Hatası varmıydı derseniz?
Kesinlikle bir kaç hatası vardı ama sonuca etkisi olacak hatalar değildi. Anlaşılan Eskişehirspor maçından sonra yaratılmak istenen havanın yaratılması için herkes fırsat kolluyor. Ankaragücü oyuncuları Avni Aker’den bir puan almanın onlar için ne kadar değerli olduğunu bilirek oynadılar ve az kalsın hedeflerine de ulaşıyorlardı. Tebrikler. İnşaallah bu oyunlarını kalan maçlarda da devam ettirir durumlarını düzeltirler.[page_end]
Ligde kolay maç yok. Son iki maçta Trabzonspor'un gösterdiği performans ve aldığı sonuçların oyuncuları büyük rehavete soktuğunu gördük. İlk yarıda Trabzonspor golü bulmasına rağmen oyunda bir türlü üstünlüğü yakalayamadı. Savunma, az adamla hücum girişimlerinde bulunan rakibine karşı sıkça yerleşme hatası içerisinde görüldü. Savunmanın sağ kenar oyuncusu Tayfun bazı pozisyonlarda ofansif anlamda katkı yaptı ve attığı golle takımını öne geçiren oyuncu oldu. Savunmanın sol kenar oyuncusu Cale ise ofansif anlamda takımına hiçbir katkı yapmadı. Orta saha ise bu sezonun en kötü oyunlarından birini sahaya yansıttı. Selçuk ya sorumluluk alacak ya sorumluluk alacak ! Yoksa dünkü görüntüsüyle Trabzonspor'a zarar veriyor. Colman ise bir var bir yok.
YATTARA TERCİHİ YANLIŞTI
Bir bakıyorsunuz mükemmel hareket yapıyor sonrasında ise amatör çerçevede hareketini sonlandırıyor. Hüseyin oyundan çıktığı ana kadar büyük pas hataları yaptı. Böyle bir orta saha görüntüsüyle doğaldır ki iyi oyun ortaya koyabilmeniz son derece zor.
İkinci yarıda Trabzonspor, Ankaragücü'nün attığı gole kadarki bölümde hiçbir gol pozisyonu üretemedi. Ersun Yanal'ın bana göre Yattara'yı dışarı alması yanlıştı. Çünkü her ne kadar Yattara istenilen düzeyde değilse de kenarda kaldığı sürede, Ankaragücü savunma oyuncularını kendi bölgelerinde tutan bir oyuncu .

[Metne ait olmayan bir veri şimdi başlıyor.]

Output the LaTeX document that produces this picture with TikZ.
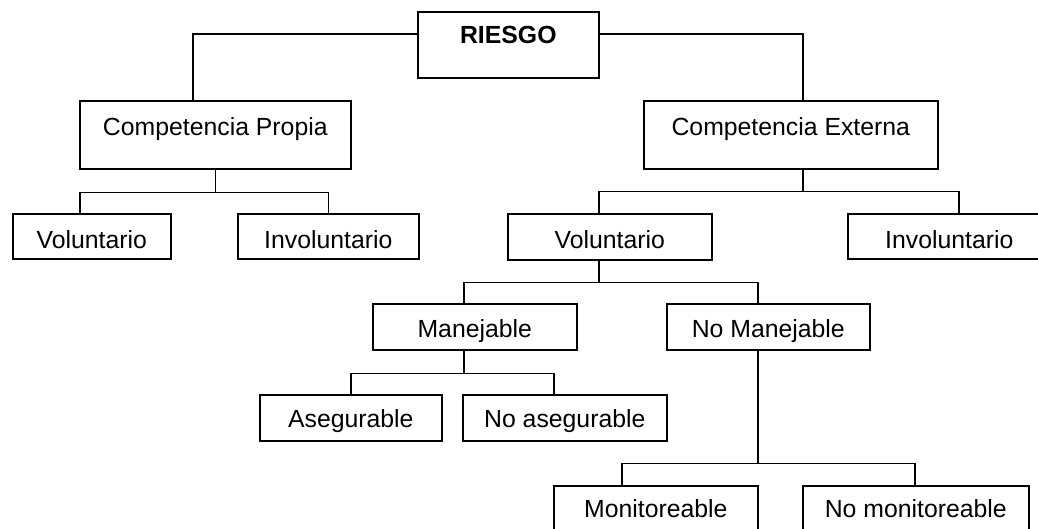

Kaldı ki yerine giren Alanzinho kenardan çok içeriye girdi ve her iki kenardan da Trabzonspor atak girişimlerinde bulunmadı. Oyunun son dakikalarında gelen gol ise Trabzonspor'un büyük bir şansı oldu. Sonuçta alınan üç puan şampiyonluk yarışında büyük önem taşıyor yalnız son iki maçın aksine ortaya konulan oyun ise düşündürücü. [page_end]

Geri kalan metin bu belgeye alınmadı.